_What is asked_
Check each line of the listing for the word "with" and give only the number of lines that have it.

_Raw data_

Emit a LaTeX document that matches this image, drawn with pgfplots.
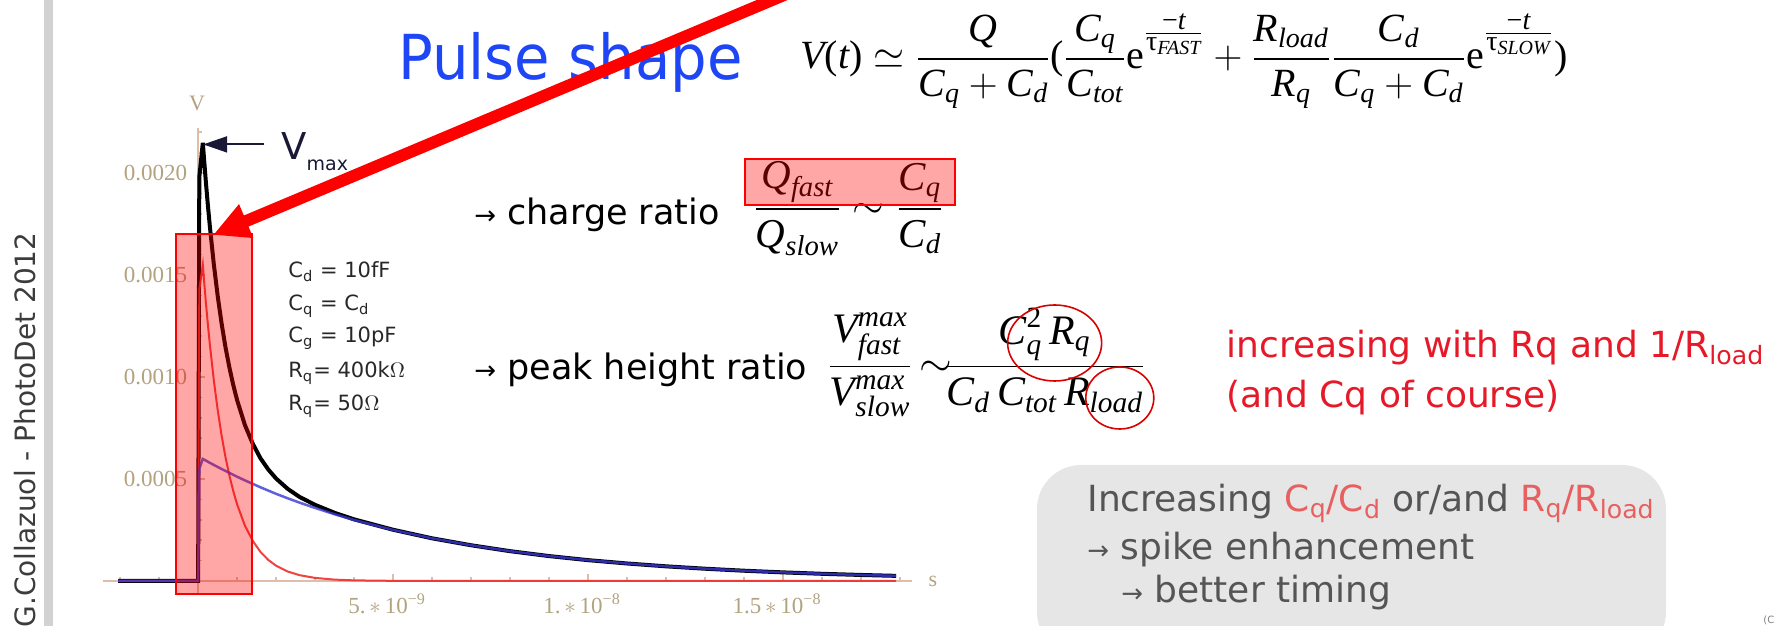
\RequirePackage{fix-cm}
\documentclass[border=0pt]{standalone}
\usepackage{amsmath}
\usepackage{fontspec}
\setmainfont{DejaVu Sans}
\newfontfamily\tms{Liberation Serif}
\newfontfamily\titlefont[FakeStretch=0.93]{DejaVu Sans}
\usepackage{pgfplots}
\pgfplotsset{compat=1.18}
\usetikzlibrary{arrows.meta,calc}

\definecolor{titleblue}{RGB}{30,70,245}
\definecolor{axiscol}{RGB}{222,190,168}
\definecolor{labelcol}{RGB}{178,162,128}
\definecolor{curveblue}{RGB}{55,55,215}
\definecolor{curvered}{RGB}{238,45,45}
\definecolor{txtred}{RGB}{230,25,40}
\definecolor{boxgrey}{RGB}{230,230,230}
\definecolor{boxtext}{RGB}{85,85,85}
\definecolor{boxred}{RGB}{232,95,95}
\definecolor{bargrey}{RGB}{210,210,210}
\definecolor{sidetext}{RGB}{60,60,60}
\definecolor{paramtext}{RGB}{40,40,40}
\definecolor{vmaxcol}{RGB}{25,25,55}

% italic / upright Times-like letters for the formulas
\newcommand\mi[1]{\text{\tms\itshape #1}}
\newcommand\mr[1]{\text{\tms #1}}
\newcommand\expo[1]{^{\raisebox{7pt}{$\scriptstyle\frac{\scriptstyle\mr{−}\mi{t}}{\scriptstyle\mr{τ}_{\mi{#1}}}$}}}
\newcommand\sarr{{\fontsize{13}{13}\selectfont →}}
\newcommand\tickfont{\tms\fontsize{11.5}{14}\selectfont}

\begin{document}
\begin{tikzpicture}[x=0.5pt,y=0.5pt]
\path[use as bounding box] (0,0) rectangle (1777,626);
\clip (0,0) rectangle (1777,626);

% side bar and author line
\fill[bargrey] (44,0) rectangle (53,626);
\node[rotate=90, anchor=base west, inner sep=0, text=sidetext,
      font=\fontsize{14}{16}\selectfont] at (35,-2) {G.Collazuol - PhotoDet 2012};

% pulse shape plot: fast (red), slow (blue) and total (black) components
\begin{axis}[
  at={(51.5pt,16.4pt)}, anchor=south west, scale only axis,
  width=404.35pt, height=232.55pt,
  xmin=-2.44, xmax=18.3, ymin=-0.00006, ymax=0.00222,
  axis lines=middle,
  axis line style={-, draw=axiscol, line width=1pt},
  xtick={5,10,15},
  xticklabels={5.\,$\ast$\,10\textsuperscript{−9},
               1.\,$\ast$\,10\textsuperscript{−8},
               1.5\,$\ast$\,10\textsuperscript{−8}},
  minor xtick={-2,-1,1,2,3,4,6,7,8,9,11,12,13,14,16,17,18},
  ytick={0.0005,0.001,0.0015,0.002},
  yticklabels={0.0005,0.0010,0.0015,0.0020},
  minor ytick={0.0001,0.0002,0.0003,0.0004,0.0006,0.0007,0.0008,0.0009,
               0.0011,0.0012,0.0013,0.0014,0.0016,0.0017,0.0018,0.0019,
               0.0021,0.0022},
  scaled y ticks=false, scaled x ticks=false,
  tick align=inside,
  major tick length=3.5pt, minor tick length=2pt,
  every tick/.style={draw=axiscol, line width=0.8pt},
  tick label style={font=\tickfont, text=labelcol},
  xticklabel style={yshift=-3pt, xshift=-3pt},
  yticklabel style={xshift=-2pt},
]
% total pulse
\addplot[black, line width=2pt] table {
-2.05 0
0 0
0.03 0.00198
0.12 0.002148
0.15 0.002073
0.2 0.001952
0.25 0.001841
0.3 0.001739
0.4 0.001556
0.5 0.001399
0.6 0.001264
0.7 0.001147
0.8 0.001048
0.9 0.000961
1.0 0.000886
1.2 0.000764
1.4 0.000673
1.6 0.000601
1.8 0.000546
2.0 0.000502
2.3 0.000451
2.6 0.000412
3.0 0.000373
3.5 0.000334
4.0 0.000302
5.0 0.000251
6.0 0.000209
7.0 0.000175
8.0 0.000146
9.0 0.000122
10 0.000102
11 0.0000857
12 0.0000717
13 0.0000600
14 0.0000502
15 0.0000420
16 0.0000351
17 0.0000294
17.9 0.0000250
};
% fast component
\addplot[curvered, opacity=0.9, line width=1pt] table {
-2.05 0
0 0
0.03 0.00143
0.12 0.00155
0.15 0.001477
0.2 0.001362
0.25 0.001257
0.3 0.001160
0.4 0.000987
0.5 0.000840
0.6 0.000715
0.7 0.000608
0.8 0.000518
0.9 0.000441
1.0 0.000375
1.2 0.000271
1.4 0.000197
1.6 0.000142
1.8 0.000103
2.0 0.0000747
2.3 0.0000461
2.6 0.0000284
3.0 0.0000149
3.5 0.0000066
4.0 0.0000029
5.0 0.0000006
6.0 0
17.9 0
};
% slow component
\addplot[curveblue, opacity=0.8, line width=1.25pt] table {
-2.05 0
0 0
0.03 0.00055
0.12 0.000598
0.2 0.000590
0.3 0.000579
0.4 0.000569
0.6 0.000549
0.8 0.000530
1.0 0.000511
1.2 0.000493
1.4 0.000476
1.6 0.000459
1.8 0.000443
2.0 0.000427
2.3 0.000405
2.6 0.000384
3.0 0.000358
3.5 0.000327
4.0 0.000299
5.0 0.000250
6.0 0.000209
7.0 0.000175
8.0 0.000146
9.0 0.000122
10 0.000102
11 0.0000857
12 0.0000717
13 0.0000600
14 0.0000502
15 0.0000420
16 0.0000351
17 0.0000294
17.9 0.0000250
};
% V_max pointer at the peak of the total pulse
\draw[vmaxcol, line width=1pt, -{Triangle[length=12pt,width=8pt]}]
  (axis cs:1.7,0.00214) -- (axis cs:0.13,0.00214);
\end{axis}

% axis names
\node[text=labelcol, font=\tms\fontsize{11}{12}\selectfont] at (197,523) {V};
\node[text=labelcol, font=\tms\fontsize{11}{12}\selectfont] at (933,45) {s};

% highlighted spike region
\fill[red, opacity=0.35] (175.7,31.7) rectangle (251.7,392);
\draw[red, line width=1pt] (175.7,31.7) rectangle (251.7,392);

% V_max label
\node[anchor=base west, inner sep=0, text=vmaxcol, font=\fontsize{18.5}{20}\selectfont]
  at (281,466) {V\raisebox{-0.28em}{\fontsize{9.5}{10}\selectfont max}};

% circuit parameters
\begin{scope}[every node/.style={anchor=base west, inner sep=0, text=paramtext,
      font=\fontsize{10.5}{12}\selectfont}]
\node at (288,348) {C\textsubscript{d} = 10fF};
\node at (288,315) {C\textsubscript{q} = C\textsubscript{d}};
\node at (288,283) {C\textsubscript{g} = 10pF};
\node at (288,248) {R\textsubscript{q}= 400k$\Omega$};
\node at (288,215) {R\textsubscript{q}= 50$\Omega$};
\end{scope}

% title and pulse formula
\node[anchor=base west, inner sep=0, text=titleblue, font=\titlefont\fontsize{31}{36}\selectfont]
  at (398,546) {Pulse shape};
\node[anchor=base west, inner sep=0, font=\fontsize{20}{24}\selectfont] at (800,557)
 {$\mi{V}\mr{(}\mi{t}\mr{)}\simeq\dfrac{\mi{Q}}{\mi{C}_{\mi{q}}+\mi{C}_{\mi{d}}}\mr{(}%
   \dfrac{\mi{C}_{\mi{q}}}{\mi{C}_{\mi{tot}}}\mr{e}\expo{FAST}+%
   \dfrac{\mi{R}_{\mi{load}}}{\mi{R}_{\mi{q}}}\dfrac{\mi{C}_{\mi{d}}}{\mi{C}_{\mi{q}}+\mi{C}_{\mi{d}}}%
   \mr{e}\expo{SLOW}\mr{)}$};

% charge ratio
\node[anchor=base west, inner sep=0, font=\fontsize{17.5}{20}\selectfont] at (474,401)
  {\sarr\ charge ratio};
\node[anchor=base west, inner sep=0, font=\fontsize{20.5}{24}\selectfont] at (753,407)
  {$\dfrac{\mi{Q}_{\mi{fast}}}{\mi{Q}_{\mi{slow}}}\sim\dfrac{\mi{C}_{\mi{q}}}{\mi{C}_{\mi{d}}}$};
\fill[red, opacity=0.35] (745,421) rectangle (955,467);
\draw[red, line width=1pt] (745,421) rectangle (955,467);

% peak height ratio
\node[anchor=base west, inner sep=0, font=\fontsize{17.5}{20}\selectfont] at (474,246)
  {\sarr\ peak height ratio};
\node (pv) [anchor=base west, inner sep=0, font=\fontsize{21}{25}\selectfont] at (827,249)
  {$\dfrac{\mi{V}^{\mi{max}}_{\mi{fast}}}{\mi{V}^{\mi{max}}_{\mi{slow}}}\mkern-2mu\sim\mkern-4mu$};
\node (pb) [anchor=base west, inner sep=0, font=\fontsize{21}{25}\selectfont] at (pv.base east)
  {$\dfrac{\mi{C}^{\mr{2}}_{\mi{q}}\,\mi{R}_{\mi{q}}}{\mi{C}_{\mi{d}}\,\mi{C}_{\mi{tot}}\,\mi{R}_{\mi{load}}}$};
\draw[red!85!black, line width=0.8pt] ($(pb.north |- 0,283)+(10,0)$) ellipse [x radius=47, y radius=38];
\draw[red!85!black, line width=0.8pt] ($(pb.east |- 0,228)+(-26,0)$) ellipse [x radius=34, y radius=31];

% remarks
\node[anchor=base west, inner sep=0, text=txtred, font=\fontsize{18}{21}\selectfont] at (1226,268)
  {increasing with Rq and 1/R\textsubscript{load}};
\node[anchor=base west, inner sep=0, text=txtred, font=\fontsize{18}{21}\selectfont] at (1226,218)
  {(and Cq of course)};

% summary box
\fill[boxgrey, rounded corners=22] (1037,-30) rectangle (1666,161);
\begin{scope}[every node/.style={anchor=base west, inner sep=0, text=boxtext,
      font=\fontsize{18}{21}\selectfont}]
\node at (1087,114) {Increasing {\color{boxred}C\textsubscript{q}/C\textsubscript{d}} or/and
  {\color{boxred}R\textsubscript{q}/R\textsubscript{load}}};
\node at (1087,66) {\sarr\ spike enhancement};
\node at (1121,23) {\sarr\ better timing};
\end{scope}
\node[anchor=base west, inner sep=0, text=gray, font=\fontsize{5}{6}\selectfont] at (1763,2) {(C};

% pointer from the formula to the spike
\draw[red, line width=6pt, -{Triangle[length=18pt,width=17pt]}] (796,636) -- (213,391);
\end{tikzpicture}
\end{document}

_Solution for this task_
2